Date: 13.04.2020

Hidden threat to exporters

As port congestion expands in India, and fears grow at ports around the world, exporters could face unexpected costs for undelivered cargo

In the UK, ports and port workers are essential, as are drivers and other participants in the supply chain. But even with the ports operating relatively normally, if importers fail to pick up containers, because their warehouses are full or they are closed, or because retailers have requested delayed deliveries, ports will start to run out of places to store incoming containers.

In the US, shipping lines and terminals are warning of imports piling up in the coming weeks and with huge backlogs of containers already building up at key Indian gateways, global supply chains could be facing an unprecedented crisis, if the hotspots of boxes piling up at ports, and container freight stations expands and spreads.

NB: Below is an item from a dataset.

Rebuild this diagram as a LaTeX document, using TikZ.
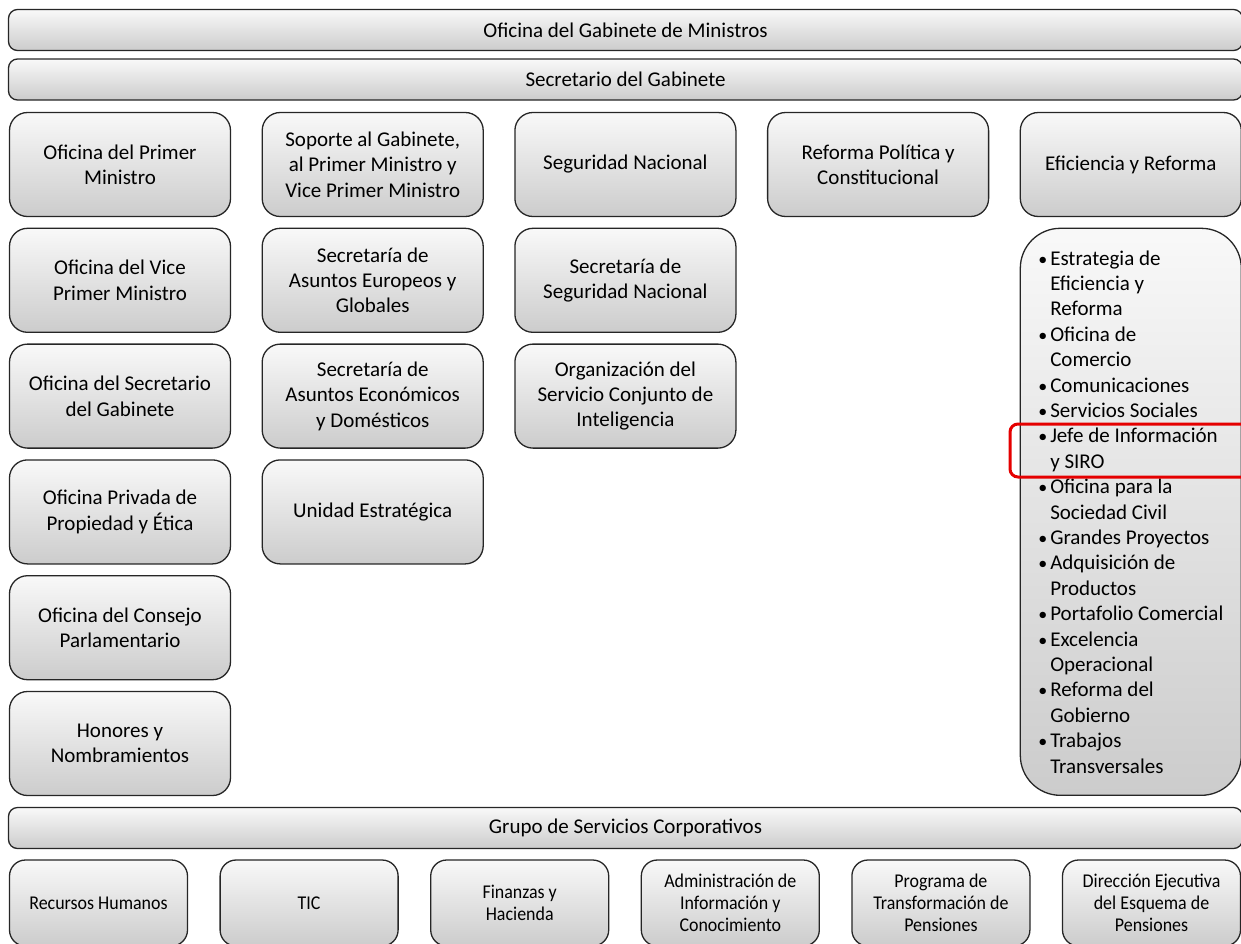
\documentclass[tikz,border=0pt]{standalone}
\usepackage{fontspec}
\setmainfont{Carlito}
\newfontfamily\narrowfont[FakeStretch=0.92]{Carlito}
\usetikzlibrary{positioning}
\newcommand{\itemmark}{\makebox[12pt][l]{\fontsize{18}{20}\selectfont\textbullet}}
\newcommand{\itemcont}{\hspace*{12pt}}

\begin{document}
\begin{tikzpicture}[
  x=1pt,y=-1pt,
  font=\fontsize{21}{25.4}\selectfont,
  unit/.style={rectangle,rounded corners=18pt,draw=black!85,line width=1.3pt,
    top color=gray!5,bottom color=gray!40,
    minimum width=221pt,minimum height=104pt,align=center,inner sep=2pt},
  bar/.style={unit,rounded corners=9pt,minimum width=1234pt,minimum height=41pt},
  listbox/.style={unit,rounded corners=40pt,minimum width=221pt,minimum height=567pt,
    align=left,inner sep=0pt},
  service/.style={unit,rounded corners=16pt,minimum width=178pt,minimum height=86pt,
    font=\narrowfont\fontsize{19.5}{22}\selectfont},
  hilite/.style={rectangle,rounded corners=8pt,draw=red!90!black,line width=3pt,
    minimum width=250pt,minimum height=53pt}
]
\useasboundingbox (0,0) rectangle (1241,943);
\clip (0,0) rectangle (1241,943);

% Bars
\node[bar] (gab) at (625.5,30) {Oficina del Gabinete de Ministros};
\node[bar] (secg) at (625.5,79.5) {Secretario del Gabinete};
\node[bar] (gsc) at (625.5,828) {Grupo de Servicios Corporativos};

% First column
\node[unit] (pm) at (120,164.5) {Oficina del Primer\\Ministro};
\node[unit,below=10.5pt of pm] (vpm) {Oficina del Vice\\Primer Ministro};
\node[unit,below=10.5pt of vpm] (osg) {Oficina del Secretario\\del Gabinete};
\node[unit,below=10.5pt of osg] (priv) {Oficina Privada de\\Propiedad y Ética};
\node[unit,below=10.5pt of priv] (cons) {Oficina del Consejo\\Parlamentario};
\node[unit,below=10.5pt of cons] (hon) {Honores y\\Nombramientos};

% Second column
\node[unit,right=30.4pt of pm] (sop) {Soporte al Gabinete,\\al Primer Ministro y\\Vice Primer Ministro};
\node[unit,below=10.5pt of sop] (euro) {Secretaría de\\Asuntos Europeos y\\Globales};
\node[unit,below=10.5pt of euro] (econ) {Secretaría de\\Asuntos Económicos\\y Domésticos};
\node[unit,below=10.5pt of econ] (estr) {Unidad Estratégica};

% Third column
\node[unit,right=30.4pt of sop] (segn) {Seguridad Nacional};
\node[unit,below=10.5pt of segn] (secsn) {Secretaría de\\Seguridad Nacional};
\node[unit,below=10.5pt of secsn] (intel) {Organización del\\Servicio Conjunto de\\Inteligencia};

% Fourth column
\node[unit,right=30.4pt of segn] (refp) {Reforma Política y\\Constitucional};

% Fifth column
\node[unit,right=30.4pt of refp] (efi) {Eficiencia y Reforma};
\node[listbox,below=10.5pt of efi] (efilist) {%
  \itemmark Estrategia de\\
  \itemcont Eficiencia y\\
  \itemcont Reforma\\
  \itemmark Oficina de\\
  \itemcont Comercio\\
  \itemmark Comunicaciones\\
  \itemmark Servicios Sociales\\
  \itemmark Jefe de Información\\
  \itemcont y SIRO\\
  \itemmark Oficina para la\\
  \itemcont Sociedad Civil\\
  \itemmark Grandes Proyectos\\
  \itemmark Adquisición de\\
  \itemcont Productos\\
  \itemmark Portafolio Comercial\\
  \itemmark Excelencia\\
  \itemcont Operacional\\
  \itemmark Reforma del\\
  \itemcont Gobierno\\
  \itemmark Trabajos\\
  \itemcont Transversales};
\node[hilite] (siro) at (1135,450.5) {};

% Corporate services
\node[service] (rh) at (98.5,903) {Recursos Humanos};
\node[service,right=31.3pt of rh] (tic) {TIC};
\node[service,right=31.3pt of tic] (fin) {Finanzas y\\Hacienda};
\node[service,right=31.3pt of fin] (aic) {Administración de\\Información y\\Conocimiento};
\node[service,right=31.3pt of aic] (ptp) {Programa de\\Transformación de\\Pensiones};
\node[service,right=31.3pt of ptp] (dep) {Dirección Ejecutiva\\del Esquema de\\Pensiones};
\end{tikzpicture}
\end{document}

Extended stranding of these loaded containers present a potential double-whammy to exporters: the loaded containers are effectively removed from the supply chain, which will in short time create a shortage of equipment for exporters; and the same shortage of equipment could create liability issues with additional costs.

With many exporters contracting to sell their goods under the Carriage Paid To (CPT) Incoterm, they retain liability for them at destination, if if the consignee is unable or unwilling to accept the freight.

Under CPT the exporter delivers the goods to the carrier and assumes all risks, including loss, until the goods are in the care of the nominated party.

Destination costs and charges are not normally their issue or liability, but they will be if the consignee does not accept the freight, or has ceased trading.

The liability then, under bill of lading terms, comes back to the shipper, which could be a major problem if shipping lines start to implement their T&Cs due to port congestion.

Container ports globally are faced with imminent congestion as countless containers from factories in Asia arrive and it affects exporters if those containers are subsequently abandoned or start to hit storage and incur charges that the importers can’t pay.